Giù le mani dalle donne.
Questo messaggio è importantissimo. Questo è anche il messaggio che vuole trasmettere il bracciale "Tatù" dell'azienda Niente Paura che indosso nella foto in alto. Attraverso questo bellissimo bracciale dedicato alle donne l’azienda cerca di sensibilizzare l’opinione pubblica rispetto a una tematica allarmante e in costante crescita, la violenza contro di esse.

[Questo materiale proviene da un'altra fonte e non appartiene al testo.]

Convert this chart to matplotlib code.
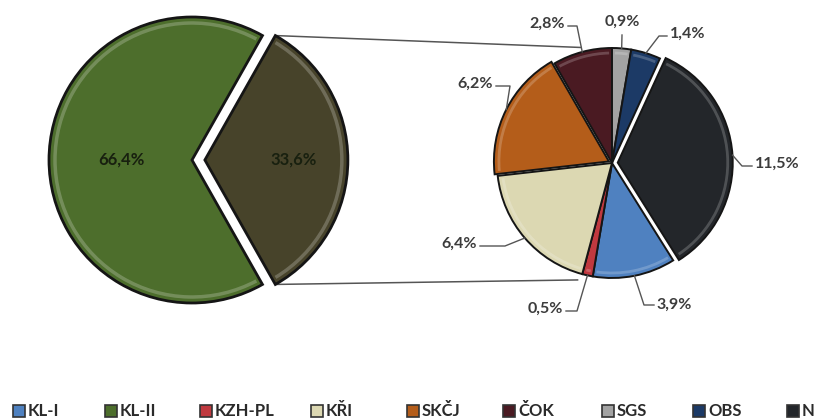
import numpy as np
import matplotlib
matplotlib.use("Agg")
import matplotlib.pyplot as plt
from matplotlib.patches import Rectangle, Arc

plt.rcParams['font.family'] = ['Lato', 'DejaVu Sans']

# ---- data -------------------------------------------------------------
main_labels = ["KL-II", "ostatní"]
main_values = [66.4, 33.6]

detail_labels = ["KL-I", "KZH-PL", "KŘI", "SKČJ", "ČOK", "SGS", "OBS", "N"]
detail_values = [3.9, 0.5, 6.4, 6.2, 2.8, 0.9, 1.4, 11.5]

legend_labels = ["KL-I", "KL-II", "KZH-PL", "KŘI", "SKČJ", "ČOK", "SGS", "OBS", "N"]

# ---- styling ----------------------------------------------------------
main_colors = ["#4d6e2c", "#47432a"]
detail_colors = {
    "KL-I": "#4f81c0",
    "KZH-PL": "#c0393f",
    "KŘI": "#dcd8b2",
    "SKČJ": "#b45d1a",
    "ČOK": "#4a1a22",
    "SGS": "#a3a3a3",
    "OBS": "#1c3a66",
    "N": "#23262a",
    "KL-II": "#4d6e2c",
}
edge = "#151515"
label_color = "#3c3c3c"

W, H = 820, 419


def img(x, y):
    """Convert top-left based canvas position to axes data position."""
    return x, H - y


def fmt(v):
    return f"{v:.1f}".replace(".", ",") + "%"


def bevel(wedges, inset, alpha, lw):
    """Light inner rim along the arc of each wedge for a raised look."""
    for w in wedges:
        d = 2 * (w.r - inset)
        ax.add_patch(Arc(w.center, d, d, theta1=w.theta1 + 1.5,
                         theta2=w.theta2 - 1.5, edgecolor=(1, 1, 1, alpha),
                         lw=lw, zorder=3))


fig = plt.figure(figsize=(W / 100, H / 100), dpi=100)
ax = fig.add_axes([0, 0, 1, 1])

# ---- primary pie ------------------------------------------------------
c1 = img(192, 160)
r1 = 143
start1 = 180 * main_values[1] / sum(main_values)
w1, _ = ax.pie(main_values, colors=main_colors, startangle=start1,
               counterclock=True, radius=r1, center=c1,
               explode=[0, 0.09 * r1],
               wedgeprops=dict(edgecolor=edge, linewidth=2.0),
               frame=True)
bevel(w1, 6, 0.22, 2.5)
for w, v, d in zip(w1, main_values, [0.49, 0.62]):
    ang = np.deg2rad((w.theta1 + w.theta2) / 2)
    cx, cy = w.center
    ax.text(cx + d * w.r * np.cos(ang), cy + d * w.r * np.sin(ang), fmt(v),
            ha="center", va="center", fontsize=12, fontweight="bold",
            color="#18200f", zorder=5)

# ---- secondary pie ----------------------------------------------------
c2 = img(612, 163)
r2 = 115
total2 = sum(detail_values)
start2 = 90 + 360 * sum(detail_values[:5]) / total2
explode2 = [0, 0, 0, 0.03 * r2, 0, 0, 0, 0.05 * r2]
w2, _ = ax.pie(detail_values, colors=[detail_colors[k] for k in detail_labels],
               startangle=start2, counterclock=False, radius=r2, center=c2,
               explode=explode2,
               wedgeprops=dict(edgecolor=edge, linewidth=1.4),
               frame=True)
bevel(w2, 5, 0.2, 2.0)
ax.set_xlim(0, W)
ax.set_ylim(0, H)
ax.set_aspect("equal")
ax.axis("off")

# ---- connector lines between the two pies ----------------------------
olive = w1[1]
ox, oy = olive.center
for th_src, th_dst, rr in [(olive.theta2, 105.0, 1.04), (olive.theta1, 253.6, 1.06)]:
    t = np.deg2rad(th_src)
    p0 = (ox + olive.r * np.cos(t), oy + olive.r * np.sin(t))
    t2 = np.deg2rad(th_dst)
    p1 = (c2[0] + rr * r2 * np.cos(t2), c2[1] + rr * r2 * np.sin(t2))
    ax.plot([p0[0], p1[0]], [p0[1], p1[1]], color="#555555", lw=1.1, zorder=0)

# ---- outer labels with leader lines ----------------------------------
# text position, alignment, elbow point, line end next to the text
label_layout = {
    "KL-I":   ((656, 305), "left",   (644, 305), (654, 305)),
    "KZH-PL": ((563, 309), "right",  (577, 311), (566, 311)),
    "KŘI":    ((477, 244), "right",  (505, 246), (480, 246)),
    "SKČJ":   ((493, 84),  "right",  (510, 86),  (496, 86)),
    "ČOK":    ((565, 24),  "right",  (577, 26),  (568, 26)),
    "SGS":    ((622, 22),  "center", (622, 35),  (622, 35)),
    "OBS":    ((670, 34),  "left",   (659, 36),  (667, 36)),
    "N":      ((755, 164), "left",   (742, 166), (752, 166)),
}
for w, name, v in zip(w2, detail_labels, detail_values):
    ang = np.deg2rad((w.theta1 + w.theta2) / 2)
    cx, cy = w.center
    anchor = (cx + w.r * np.cos(ang), cy + w.r * np.sin(ang))
    (tx, ty), ha, elb, end = label_layout[name]
    ex, ey = img(*elb)
    nx, ny = img(*end)
    ax.plot([anchor[0], ex, nx], [anchor[1], ey, ny], color="#555555",
            lw=1.0, zorder=4)
    ax.text(*img(tx, ty), fmt(v), ha=ha, va="center", fontsize=11.5,
            fontweight="bold", color=label_color, zorder=5)

# ---- legend -----------------------------------------------------------
legend_x = [13, 105, 200, 311, 407, 503, 602, 693, 787]
for x, name in zip(legend_x, legend_labels):
    bx, by = img(x, 417)
    ax.add_patch(Rectangle((bx, by), 12, 12, facecolor=detail_colors[name],
                           edgecolor="#333333", lw=1.2, zorder=5,
                           clip_on=False))
    ax.text(bx + 15, by + 6, name, ha="left", va="center", fontsize=12,
            fontweight="bold", color="#2a2a2a", zorder=5)

fig.savefig("out.png", dpi=100)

La vendita dei bracciali sostiene progetti per la tutela e la protezione delle donne Vittime di violenza, ma anche di tutte quelle persone che ruotano intorno alla donna, come i bambini.

Io ho la fortuna e l'onore di lavorare con le future donne e i futuri uomini di questa società e da quando ho assistito a questa brutta e logorante storia di violenza "che da fuori non si vede" do ancora più importanza ai gesti quotidiani che trasmetto ai piccoli grandi del futuro. Mi chiedo se un uomo che compie tali gesti si renda conto dell'abissale mancanza di rispetto che compie nei confronti della sua mamma e della sua bambina. Mi chiedo se un uomo che compie tali gesti si renda conto dell'esempio che fornisce, mi chiedo se un uomo che compie tali gesti si renda conto del tipo di educazione al rispetto e all'amore che sta dando alla sua famiglia. Mi chiedo fino a che punto un uomo che compie tali gesti si renda conto di ciò che ha fatto, della sofferenza che ha provocato, del dolore che ha creato.  Come fa, un uomo che compie tali gesti, a guardare la sua bambina negli occhi e non vergognarsi del suo comportamento?